While the men were grabbing headlines this past year, the women's basketball program enjoyed its best season ever, capped by an appearance in the national championship game.

Although the program began in 1975, just recently has it received the financial backing and support to make such a tournament run.

In 1969, Duke had 127 scholarships: 110 for football, 17 for men's basketball. Now, 30 years later, the scholarship distribution has shifted and Duke's 210 scholarships are nearing a 50-50 distribution for men's and women's varsity teams.

While the men's basketball and football teams makes nearly all of the athletic department's money, that revenue is shared among all sports. As a result, women's sports and non-revenue men's sports are big-budget and played at entirely different levels in this day in age.

"I coached lacrosse from 1938-66 and in that entire time, I don't think I spent $30,000 combined," Persons said. "But today, that's just one scholarship. The money is just so much more now."

In some sports, recruiting intensity is beginning to match that of football and basketball.
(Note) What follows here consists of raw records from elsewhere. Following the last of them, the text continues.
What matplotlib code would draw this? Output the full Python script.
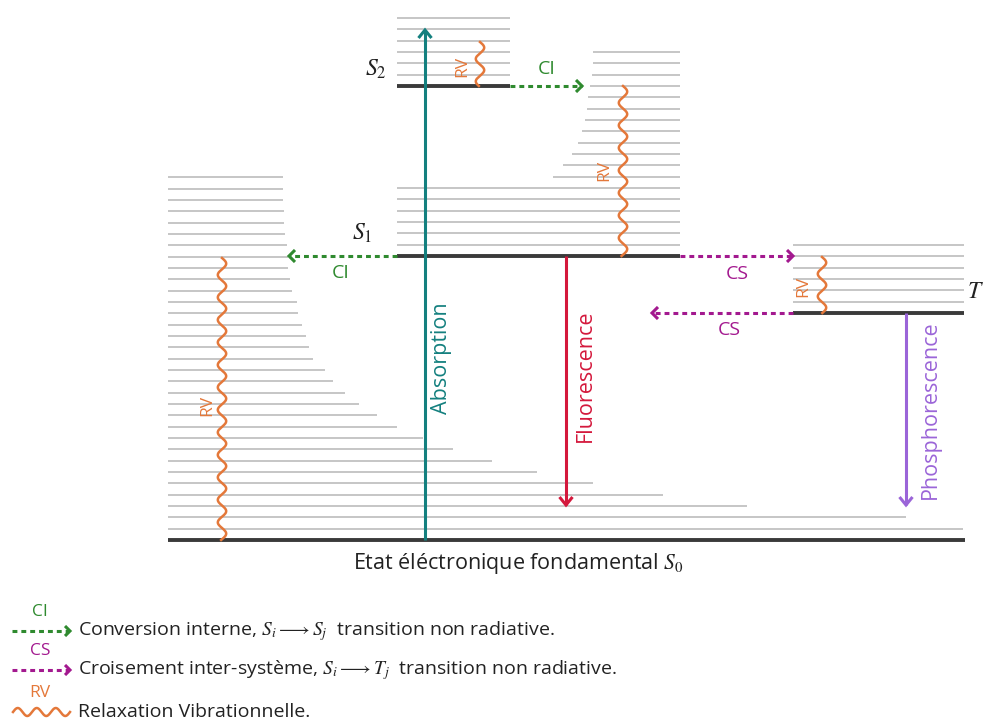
import numpy as np
import matplotlib
matplotlib.use('Agg')
import matplotlib.pyplot as plt

plt.rcParams['font.family'] = ['Open Sans', 'DejaVu Sans']
plt.rcParams['mathtext.fontset'] = 'stix'

# ---------------- data (diagram coordinates, y grows downward) ----------------
# electronic states
state_names = ['S0', 'S1', 'S2', 'T1']
state_y = [540, 256, 86, 313]
state_x0 = [168, 397, 397, 793]
state_x1 = [965, 680, 510, 964]
vib_spacing = 11.33

# vibrational sub-levels
s0_vib_right = [963, 906, 747, 663, 593, 537, 492, 453, 423, 397, 377, 359, 345, 333,
                325, 313, 309, 306, 302, 298, 297, 292, 290, 288, 288, 287, 285, 284,
                284, 283, 283, 283]
s1_vib_left = [397, 397, 397, 397, 397, 397, 553, 563, 572, 578, 582, 585, 587, 588,
               590, 592, 593, 593]
s2_vib_count = 6
t1_vib_count = 6

# radiative transitions: label, x, y_from, y_to, colour
rad_labels = ['Absorption', 'Fluorescence', 'Phosphorescence']
rad_x = [425, 566, 906]
rad_from = [540, 256, 313]
rad_to = [30, 505, 505]
rad_colors = ['#14807f', '#d4183c', '#9b65d8']
rad_label_x = [441, 585, 930]
rad_label_y = [358, 376, 410]

# non-radiative transitions: label, y, x_from, x_to
nr_labels = ['CI', 'CI', 'CS', 'CS']
nr_y = [86, 256, 256, 313]
nr_from = [510, 397, 680, 793]
nr_to = [582, 289, 793, 652]
nr_label_pos = [(547, 69), (341, 273), (737, 274), (729, 330)]

# vibrational relaxation: x, y_from, y_to, label position
rv_x = [480, 623, 822, 222]
rv_from = [42, 86, 257, 258]
rv_to = [86, 256, 313, 540]
rv_label_pos = [(462, 66), (604, 170), (803, 286), (207, 405)]

GREEN = '#2f8a2f'
MAGENTA = '#a3198f'
ORANGE = '#e4783a'
GRAY = '#bcbcbc'
DARK = '#3a3a3a'
TXT = '#222222'

fig = plt.figure(figsize=(9.84, 7.25), dpi=100)
ax = fig.add_axes([0, 0, 1, 1])
ax.set_xlim(0, 984)
ax.set_ylim(725, 0)
ax.axis('off')


def hline(y, x0, x1, **kw):
    ax.plot([x0, x1], [y, y], solid_capstyle='butt', **kw)


def chevron(xt, yt, dx, dy, color, lw, L=8, W=6.5):
    # open arrow head at (xt, yt) pointing in direction (dx, dy)
    n = np.hypot(dx, dy)
    ux, uy = dx / n, dy / n
    px, py = -uy, ux
    ax.plot([xt - L * ux + W * px, xt, xt - L * ux - W * px],
            [yt - L * uy + W * py, yt, yt - L * uy - W * py],
            color=color, lw=lw, solid_joinstyle='miter', solid_capstyle='butt', zorder=5)


def wavy(x, y0, y1, color, amp=4.2, period=22.5, lw=1.8):
    yy = np.linspace(y0, y1, 600)
    xx = x + amp * np.sin(2 * np.pi * (yy - y0) / period)
    ax.plot(xx, yy, color=color, lw=lw, zorder=4)


# vibrational sub-levels
for i, xr in enumerate(s0_vib_right):
    hline(state_y[0] - (i + 1) * vib_spacing, state_x0[0], xr, color=GRAY, lw=1.2, zorder=1)
for i, xl in enumerate(s1_vib_left):
    hline(state_y[1] - (i + 1) * vib_spacing, xl, state_x1[1], color=GRAY, lw=1.2, zorder=1)
for i in range(s2_vib_count):
    hline(state_y[2] - (i + 1) * vib_spacing, state_x0[2], state_x1[2], color=GRAY, lw=1.2, zorder=1)
for i in range(t1_vib_count):
    hline(state_y[3] - (i + 1) * vib_spacing, state_x0[3], state_x1[3], color=GRAY, lw=1.2, zorder=1)

# electronic states
for y, x0, x1 in zip(state_y, state_x0, state_x1):
    hline(y, x0, x1, color=DARK, lw=2.8, zorder=2)

# radiative transitions
for lab, x, y0, y1, c, lx, ly in zip(rad_labels, rad_x, rad_from, rad_to, rad_colors,
                                      rad_label_x, rad_label_y):
    ax.plot([x, x], [y0, y1], color=c, lw=2.2, zorder=3, solid_capstyle='butt')
    chevron(x, y1, 0, y1 - y0, c, 2.2)
    ax.text(lx, ly, lab, rotation=90, color=c, fontsize=15.5, ha='center', va='center')

# non-radiative transitions
for lab, y, x0, x1, (lx, ly) in zip(nr_labels, nr_y, nr_from, nr_to, nr_label_pos):
    c = GREEN if lab == 'CI' else MAGENTA
    ax.plot([x0, x1], [y, y], color=c, lw=2.2, linestyle=(0, (1.6, 1.3)), zorder=3)
    chevron(x1, y, x1 - x0, 0, c, 2.2, L=6, W=6)
    ax.text(lx, ly, lab, color=c, fontsize=14, ha='center', va='center')

# vibrational relaxation
for x, y0, y1, (lx, ly) in zip(rv_x, rv_from, rv_to, rv_label_pos):
    wavy(x, y0, y1, ORANGE)
    ax.text(lx, ly, 'RV', rotation=90, color=ORANGE, fontsize=12.5, ha='center', va='center')

# state labels
ax.text(376, 70, r'$S_2$', fontsize=17, ha='center', va='center', color=TXT)
ax.text(362, 234, r'$S_1$', fontsize=17, ha='center', va='center', color=TXT)
ax.text(975, 292, r'$T$', fontsize=17, ha='center', va='center', color=TXT)
ax.text(518, 563, r'Etat éléctronique fondamental $S_0$', fontsize=15.5, ha='center',
        va='center', color=TXT)

# legend
leg_y = [631, 670, 712]
leg_labels = ['CI', 'CS', 'RV']
leg_colors = [GREEN, MAGENTA, ORANGE]
leg_texts = [r'Conversion interne, $S_i \longrightarrow S_j$  transition non radiative.',
             r'Croisement inter-système, $S_i \longrightarrow T_j$  transition non radiative.',
             'Relaxation Vibrationnelle.']
for y, lab, c, t in zip(leg_y, leg_labels, leg_colors, leg_texts):
    if lab == 'RV':
        xx = np.linspace(13, 70, 300)
        ax.plot(xx, y + 4 * np.sin(2 * np.pi * (xx - 13) / 19.0 + np.pi), color=c, lw=1.8)
    else:
        ax.plot([12, 68], [y, y], color=c, lw=2.2, linestyle=(0, (1.6, 1.3)))
        chevron(70, y, 1, 0, c, 2.2, L=5, W=5)
    ax.text(40, y - 19, lab, color=c, fontsize=12.5, ha='center', va='center')
    ax.text(78, y, t, color=TXT, fontsize=14, ha='left', va='center')

fig.savefig('out.png', dpi=100)
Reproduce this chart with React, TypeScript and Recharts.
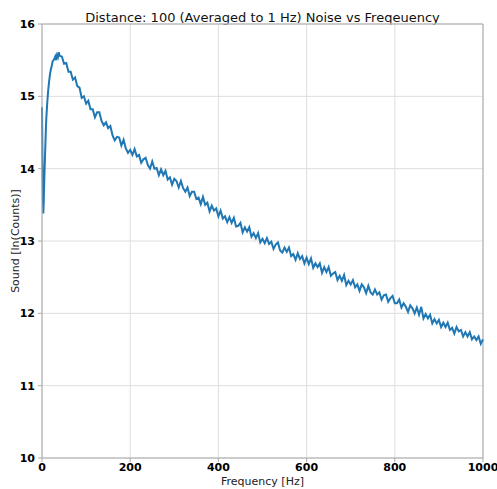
import React from "react";
import { CartesianGrid, Line, LineChart, ReferenceLine, XAxis, YAxis } from "recharts";

// first ~40 Hz, read at 1-2 Hz spacing (sharp dip and rise)
const riseHz = [0, 1, 2, 3, 4, 5, 6, 7, 8, 9, 10, 12, 14, 16, 18, 20, 22, 24, 26, 28, 30, 32, 34, 36, 38, 40];
const riseSound = [
  14.85, 14.2, 13.6, 13.38, 13.55, 13.8, 14.0, 14.2, 14.4, 14.58, 14.72, 14.92, 15.08, 15.2, 15.3, 15.37,
  15.42, 15.48, 15.5, 15.52, 15.55, 15.5, 15.57, 15.54, 15.61, 15.56,
];

// rest of the trace, read every 5 Hz from 45 Hz on
const TAIL_START_HZ = 45;
const TAIL_STEP_HZ = 5;
const tailSound = [
  // 45 - 100
  15.55, 15.45, 15.46, 15.34, 15.34, 15.23, 15.26, 15.14, 15.12, 14.98, 15.0, 14.9,
  // 105 - 200
  14.94, 14.82, 14.82, 14.71, 14.78, 14.78, 14.66, 14.6, 14.64, 14.56, 14.59, 14.46, 14.39, 14.44, 14.43,
  14.32, 14.4, 14.28, 14.22, 14.26,
  // 205 - 300
  14.19, 14.27, 14.17, 14.19, 14.08, 14.13, 14.15, 14.05, 14.0, 14.1, 14.0, 14.01, 13.91, 13.99, 13.91,
  13.97, 13.85, 13.88, 13.78, 13.86,
  // 305 - 400
  13.83, 13.74, 13.83, 13.73, 13.68, 13.74, 13.62, 13.68, 13.68, 13.58, 13.6, 13.51, 13.61, 13.5, 13.53,
  13.41, 13.49, 13.42, 13.45, 13.34,
  // 405 - 500
  13.42, 13.31, 13.34, 13.26, 13.33, 13.25, 13.32, 13.2, 13.21, 13.25, 13.12, 13.19, 13.13, 13.19, 13.06,
  13.11, 13.04, 13.11, 12.98, 13.03,
  // 505 - 600
  12.97, 13.04, 12.96, 12.99, 12.89, 12.95, 12.98, 12.87, 12.84, 12.91, 12.85, 12.91, 12.79, 12.82, 12.74,
  12.83, 12.75, 12.79, 12.69, 12.77,
  // 605 - 700
  12.68, 12.76, 12.63, 12.69, 12.64, 12.69, 12.56, 12.64, 12.57, 12.64, 12.52, 12.55, 12.57, 12.46, 12.52,
  12.45, 12.53, 12.39, 12.45, 12.4,
  // 705 - 800
  12.46, 12.36, 12.4, 12.31, 12.4, 12.36, 12.28, 12.38, 12.29, 12.26, 12.33, 12.26, 12.29, 12.19, 12.25,
  12.26, 12.16, 12.21, 12.24, 12.14,
  // 805 - 900
  12.14, 12.19, 12.08, 12.14, 12.09, 12.02, 12.11, 12.07, 12.0, 12.08, 11.98, 12.09, 11.93, 11.99, 11.93,
  11.98, 11.86, 11.92, 11.86, 11.91,
  // 905 - 1000
  11.81, 11.87, 11.81, 11.87, 11.77, 11.8, 11.72, 11.81, 11.75, 11.77, 11.68, 11.74, 11.68, 11.74, 11.64,
  11.68, 11.63, 11.68, 11.58, 11.64,
];

const xTicks = [0, 200, 400, 600, 800, 1000];
const yTicks = [10, 11, 12, 13, 14, 15, 16];

const data = [
  ...riseHz.map((hz, i) => ({ hz, sound: riseSound[i] })),
  ...tailSound.map((sound, i) => ({ hz: TAIL_START_HZ + i * TAIL_STEP_HZ, sound })),
];

const FONT = "'DejaVu Sans', sans-serif";
const AXIS_GRAY = "#a9a9a9";
const tickStyle = { fontSize: 11, fontWeight: 700, fill: "#000", fontFamily: FONT };

export default function App() {
  return (
    <div style={{ position: "absolute", left: 0, top: 0, width: 497, height: 489, background: "#fff" }}>
      <div
        style={{
          position: "absolute",
          top: 10,
          left: 42,
          width: 441,
          textAlign: "center",
          fontFamily: FONT,
          fontSize: 13,
          color: "#111",
        }}
      >
        Distance: 100 (Averaged to 1 Hz) Noise vs Freqeuency
      </div>
      <LineChart width={497} height={489} data={data} margin={{ top: 24, right: 14, bottom: 0, left: 0 }}>
        <CartesianGrid stroke="#dedede" strokeWidth={1} />
        <XAxis
          dataKey="hz"
          type="number"
          domain={[0, 1000]}
          ticks={xTicks}
          height={31}
          tick={tickStyle}
          tickSize={4}
          tickMargin={1}
          stroke={AXIS_GRAY}
          label={{
            value: "Frequency [Hz]",
            position: "insideBottom",
            offset: 4,
            style: { fontSize: 11, fontFamily: FONT, fill: "#222" },
          }}
        />
        <YAxis
          type="number"
          domain={[10, 16]}
          ticks={yTicks}
          width={42}
          tick={tickStyle}
          tickSize={4}
          tickMargin={3}
          stroke={AXIS_GRAY}
          label={{
            value: "Sound [ln(Counts)]",
            angle: -90,
            position: "insideLeft",
            offset: 15,
            style: { textAnchor: "middle", fontSize: 11, fontFamily: FONT, fill: "#222" },
          }}
        />
        <ReferenceLine y={16} stroke={AXIS_GRAY} />
        <ReferenceLine x={1000} stroke={AXIS_GRAY} />
        <Line
          type="linear"
          dataKey="sound"
          stroke="#1f77b4"
          strokeWidth={2}
          dot={false}
          isAnimationActive={false}
        />
      </LineChart>
    </div>
  );
}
For a while, historically successful teams like baseball tried to go without scholarships, but in the end simply could not get the same talent as other schools.

But the biggest scholarship change came in the form of 1972's Title IX, the law that requires gender equity at organizations that receive federal funds. In a rise that has paralleled the infusion of money into college athletics, women have gone from playing inter-dorm games on East Campus to competing for national championships across the country.

At Duke, Title IX means that the athletic department, and its money, now have to be split evenly between men and women.

Several of Duke's women's programs were established during the 1970s and two more have been added in the last five years, with rowing the most recent.

And although non-revenue and women's sports continue to grow, they still do not have anywhere near the fanbase as men's basketball. But if the past 75 years has taught Duke athletics anything, it's that times change.

After all, not too long ago it was football, and too a lesser extent baseball, that represented Duke's big draw.